Most situations aren’t as extreme as Terry’s, but it’s pretty normal for a bartender to deal with an inappropriate comment or getting hit on at least twice a day. We start discussing how to react when there’s an inappropriate comment a guest is making.

“It’s trying to find a balance between having a thick skin, having moral boundaries, having self-worth, it’s exhausting you know? The balance between being fun and doing your job properly. A bartender is supposed to provide not only good service but good energy.”

“Do you find that you’re constantly thinking of that when you’re working?”


“What’s that process like? Could you give me an example of an interaction?”

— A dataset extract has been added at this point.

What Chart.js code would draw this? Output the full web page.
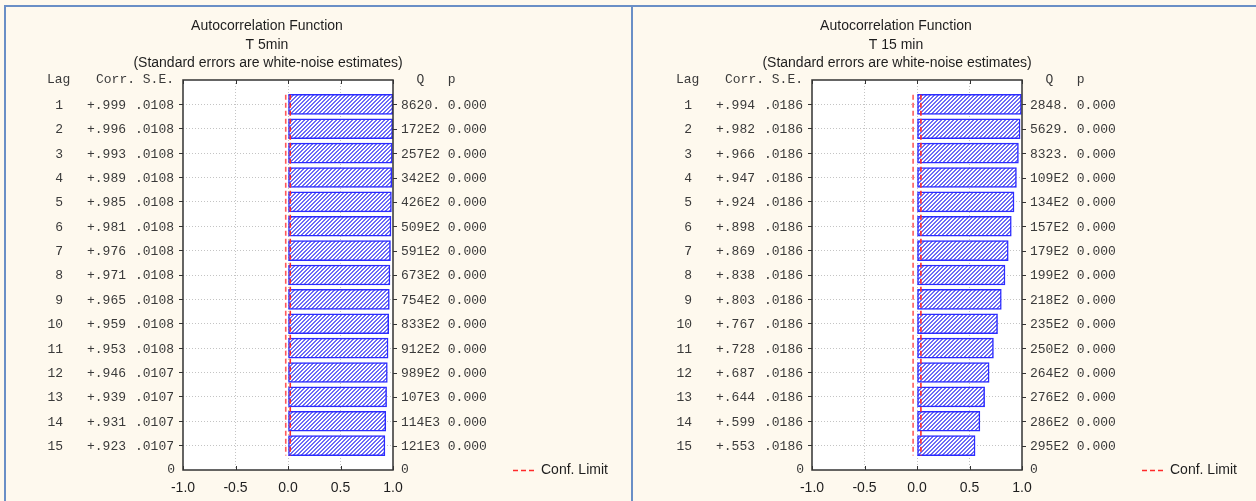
<!DOCTYPE html>
<html lang="en">
<head>
<meta charset="utf-8">
<title>Autocorrelation Function</title>
<script src="https://cdn.jsdelivr.net/npm/chart.js@4.4.0/dist/chart.umd.min.js"></script>
<style>
  html, body { margin: 0; padding: 0; }
  body { width: 1256px; height: 501px; overflow: hidden; background: #fef9ee; position: relative; }
  .edge { position: absolute; background: #6a8fc6; }
  canvas { position: absolute; top: 0; }
</style>
</head>
<body>
<div class="edge" style="left:4px;top:5px;width:2px;height:496px"></div>
<div class="edge" style="left:4px;top:5px;width:1252px;height:2px"></div>
<div class="edge" style="left:631px;top:5px;width:2px;height:496px"></div>
<canvas id="acf5" width="629" height="501" style="left:0px"></canvas>
<canvas id="acf15" width="629" height="501" style="left:629px"></canvas>

<script>
// ---- data ----
var lags = [1, 2, 3, 4, 5, 6, 7, 8, 9, 10, 11, 12, 13, 14, 15];
var xTicks = [-1.0, -0.5, 0.0, 0.5, 1.0];

var corr5 = [0.999, 0.996, 0.993, 0.989, 0.985, 0.981, 0.976, 0.971, 0.965, 0.959, 0.953, 0.946, 0.939, 0.931, 0.923];
var se5 = [0.0108, 0.0108, 0.0108, 0.0108, 0.0108, 0.0108, 0.0108, 0.0108, 0.0108, 0.0108, 0.0108, 0.0107, 0.0107, 0.0107, 0.0107];
var q5 = ["8620.", "172E2", "257E2", "342E2", "426E2", "509E2", "591E2", "673E2", "754E2", "833E2", "912E2", "989E2", "107E3", "114E3", "121E3"];
var p5 = ["0.000", "0.000", "0.000", "0.000", "0.000", "0.000", "0.000", "0.000", "0.000", "0.000", "0.000", "0.000", "0.000", "0.000", "0.000"];

var corr15 = [0.994, 0.982, 0.966, 0.947, 0.924, 0.898, 0.869, 0.838, 0.803, 0.767, 0.728, 0.687, 0.644, 0.599, 0.553];
var se15 = [0.0186, 0.0186, 0.0186, 0.0186, 0.0186, 0.0186, 0.0186, 0.0186, 0.0186, 0.0186, 0.0186, 0.0186, 0.0186, 0.0186, 0.0186];
var q15 = ["2848.", "5629.", "8323.", "109E2", "134E2", "157E2", "179E2", "199E2", "218E2", "235E2", "250E2", "264E2", "276E2", "286E2", "295E2"];
var p15 = ["0.000", "0.000", "0.000", "0.000", "0.000", "0.000", "0.000", "0.000", "0.000", "0.000", "0.000", "0.000", "0.000", "0.000", "0.000"];

var SANS = '14px "Liberation Sans", Arial, sans-serif';
var MONO = '13px "Liberation Mono", "Courier New", monospace';

// diagonal hatch used to fill the bars
function hatchPattern() {
  var c = document.createElement('canvas');
  c.width = 4; c.height = 4;
  var g = c.getContext('2d');
  g.fillStyle = '#ffffff';
  g.fillRect(0, 0, 4, 4);
  g.fillStyle = '#6c6cf6';
  for (var i = 0; i < 4; i++) {
    g.fillRect(i, 3 - i, 1, 1);
    g.fillRect((i + 1) % 4, 3 - i, 1, 1);
  }
  return g.createPattern(c, 'repeat');
}

function fmtCorr(v) {
  return (v >= 0 ? '+' : '-') + Math.abs(v).toFixed(3).replace(/^0/, '');
}
function fmtSE(v) {
  return v.toFixed(4).replace(/^0/, '');
}

// conf. limit line points (2 * S.E.)
function confLine(se, sign) {
  var pts = [{x: sign * 2 * se[0], y: 0.6}];
  lags.forEach(function(l, i) { pts.push({x: sign * 2 * se[i], y: l}); });
  pts.push({x: sign * 2 * se[se.length - 1], y: 15.4});
  return pts;
}

function makeChart(id, subtitle, corr, se, q, p) {
  var textPlugin = {
    id: 'acfText',
    beforeDraw: function(chart) {
      var a = chart.chartArea, ctx = chart.ctx;
      ctx.save();
      ctx.fillStyle = '#ffffff';
      ctx.fillRect(a.left, a.top, a.right - a.left, a.bottom - a.top);
      ctx.restore();
    },
    afterDraw: function(chart) {
      var a = chart.chartArea, ctx = chart.ctx;
      var ys = chart.scales.y, xs = chart.scales.x;
      ctx.save();

      // frame
      ctx.strokeStyle = '#333333';
      ctx.lineWidth = 1.5;
      ctx.strokeRect(a.left, a.top, a.right - a.left, a.bottom - a.top);

      // inner ticks on top / bottom, outer ticks on right
      ctx.lineWidth = 1;
      xTicks.forEach(function(v) {
        var px = Math.round(xs.getPixelForValue(v)) + 0.5;
        ctx.beginPath();
        ctx.moveTo(px, a.top); ctx.lineTo(px, a.top + 4);
        ctx.moveTo(px, a.bottom); ctx.lineTo(px, a.bottom - 4);
        ctx.stroke();
      });
      lags.forEach(function(l) {
        var py = Math.round(ys.getPixelForValue(l)) + 0.5;
        ctx.beginPath();
        ctx.moveTo(a.right, py); ctx.lineTo(a.right + 4, py);
        ctx.stroke();
      });

      // titles
      ctx.fillStyle = '#1e1e1e';
      ctx.font = SANS;
      ctx.textAlign = 'center';
      ctx.textBaseline = 'middle';
      ctx.fillText('Autocorrelation Function', 267, 26);
      ctx.fillText(subtitle, 267, 45);
      ctx.fillText('(Standard errors are white-noise estimates)', 268, 63);

      // table columns
      ctx.font = MONO;
      ctx.fillStyle = '#3a3a3a';
      ctx.textAlign = 'left';
      ctx.fillText('Lag', 47, 80);
      ctx.textAlign = 'right';
      ctx.fillText('Corr. S.E.', 174, 80);
      ctx.textAlign = 'left';
      ctx.fillText('  Q   p', 401, 80);

      lags.forEach(function(l, i) {
        var py = ys.getPixelForValue(l) + 1;
        ctx.textAlign = 'right';
        ctx.fillText(String(l), 63, py);
        ctx.textAlign = 'left';
        ctx.fillText(fmtCorr(corr[i]), 87, py);
        ctx.fillText(fmtSE(se[i]), 135, py);
        ctx.fillText(q[i] + ' ' + p[i], 401, py);
      });
      var pz = ys.getPixelForValue(16);
      ctx.textAlign = 'right';
      ctx.fillText('0', 175, pz);
      ctx.textAlign = 'left';
      ctx.fillText('0', 401, pz);

      // legend
      ctx.strokeStyle = '#ff2a2a';
      ctx.lineWidth = 1.5;
      ctx.setLineDash([5, 3]);
      ctx.beginPath();
      ctx.moveTo(513, pz + 0.5); ctx.lineTo(534, pz + 0.5);
      ctx.stroke();
      ctx.setLineDash([]);
      ctx.font = SANS;
      ctx.fillStyle = '#1e1e1e';
      ctx.fillText('Conf. Limit', 541, pz);
      ctx.restore();
    }
  };

  var lightGrid = function(edgeMin, edgeMax) {
    return function(c) {
      var v = c.tick ? c.tick.value : null;
      return (v === edgeMin || v === edgeMax) ? 'rgba(0,0,0,0)' : '#c4c4c4';
    };
  };

  return new Chart(document.getElementById(id).getContext('2d'), {
    type: 'bar',
    data: {
      datasets: [
        {
          type: 'bar',
          data: lags.map(function(l, i) { return {x: corr[i], y: l}; }),
          backgroundColor: hatchPattern(),
          borderColor: '#2c2cff',
          borderWidth: 1.5,
          borderSkipped: false,
          barThickness: 20,
          order: 2
        },
        {
          type: 'line',
          data: confLine(se, 1),
          borderColor: '#ff2a2a',
          borderWidth: 1.6,
          borderDash: [5, 3],
          pointRadius: 0,
          fill: false,
          order: 1
        },
        {
          type: 'line',
          data: confLine(se, -1),
          borderColor: '#ff5a5a',
          borderWidth: 1.6,
          borderDash: [5, 3],
          pointRadius: 0,
          fill: false,
          order: 1
        }
      ]
    },
    options: {
      indexAxis: 'y',
      responsive: false,
      animation: false,
      devicePixelRatio: 1,
      layout: { padding: { left: 183, right: 236, top: 80, bottom: 0 } },
      plugins: { legend: { display: false }, tooltip: { enabled: false } },
      scales: {
        x: {
          type: 'linear',
          min: -1, max: 1,
          afterBuildTicks: function(s) { s.ticks = xTicks.map(function(v) { return {value: v}; }); },
          afterFit: function(s) { s.height = 31; },
          ticks: {
            font: { family: '"Liberation Sans", Arial, sans-serif', size: 14 },
            color: '#1e1e1e',
            padding: 10,
            maxRotation: 0,
            callback: function(v) { return Number(v).toFixed(1); }
          },
          grid: { color: lightGrid(-1, 1), drawTicks: false, lineWidth: 1 },
          border: { display: false, dash: [1, 2] }
        },
        y: {
          type: 'linear',
          reverse: true,
          offset: false,
          min: 0, max: 16,
          afterFit: function(s) { s.width = 0; },
          ticks: { display: false, stepSize: 1 },
          grid: {
            offset: false,
            color: lightGrid(0, 16),
            tickColor: function(c) { return (c.tick && c.tick.value > 0 && c.tick.value < 16) ? '#333333' : 'rgba(0,0,0,0)'; },
            tickLength: 4,
            tickBorderDash: [],
            lineWidth: 1
          },
          border: { display: false, dash: [1, 2] }
        }
      }
    },
    plugins: [textPlugin]
  });
}

makeChart('acf5', 'T 5min', corr5, se5, q5, p5);
makeChart('acf15', 'T 15 min', corr15, se15, q15, p15);
</script>
</body>
</html>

“There’s scales, like scale systems that I play in my head. So usually I give every person, like clientele whether they’re old or new, I give them a scale system in my head. Everyone for the most part starts off like a baby being born, like everyone is at 0, which is neutral. And then I kind of make tick marks in my brain, whether they do inappropriate things or how they might just word something or look at me. Sometimes you know you can get really creepy eyes from someone, they may be very simple in their request for a drink and may not say much to you but you might get the most creepy kind of like makes your skin crawl vibe from this person. So at that point you know that you still have to serve this person, so then you start to put up [walls]. Over the years I’ve learned to have certain protective coping skills. Certain body language I’ll do.”

“Like what?”

“I’ll usually be like quick and fast in how I might put the drink in front of them. I’ll definitely avoid standing in that vicinity of the bar whereas if I’m enjoying somebody’s company and I feel a good vibe from a certain couple of seats I might linger there more while multi tasking or doing something else. But if someone said something that made me feel uncomfortable, I might avoid that area unless I absolutely have to for service.”

It’s not all creepy men though. Being a female cocktail bartender, you can get some sexist comments every now and then. It can just be little things like ‘you’re good for a girl’! Kate recalls one time where a guest was joking about how she made a paper plane, which is a cocktail that is shaken double strained in a coupe. She says, “there’s a perfect timing and balance to how that cocktail is chilled and diluted and that has to do with the kind of shake you have and how hard and efficient you can shake as well as how you can properly move the ice in the tin. So there will often be jokes that like ‘well yours is good but he can make a better one because he’s stronger’.” Yeah, because shaking a cocktail obviously takes the strength of an Olympian medalist…

It doesn’t matter where you go, sexism is alive and well everywhere. But if you’ve been keeping up with the American election you probably already knew that.

You can find Kate shaking paper planes and probably talking about something really personal about her life at Drake One Fifty.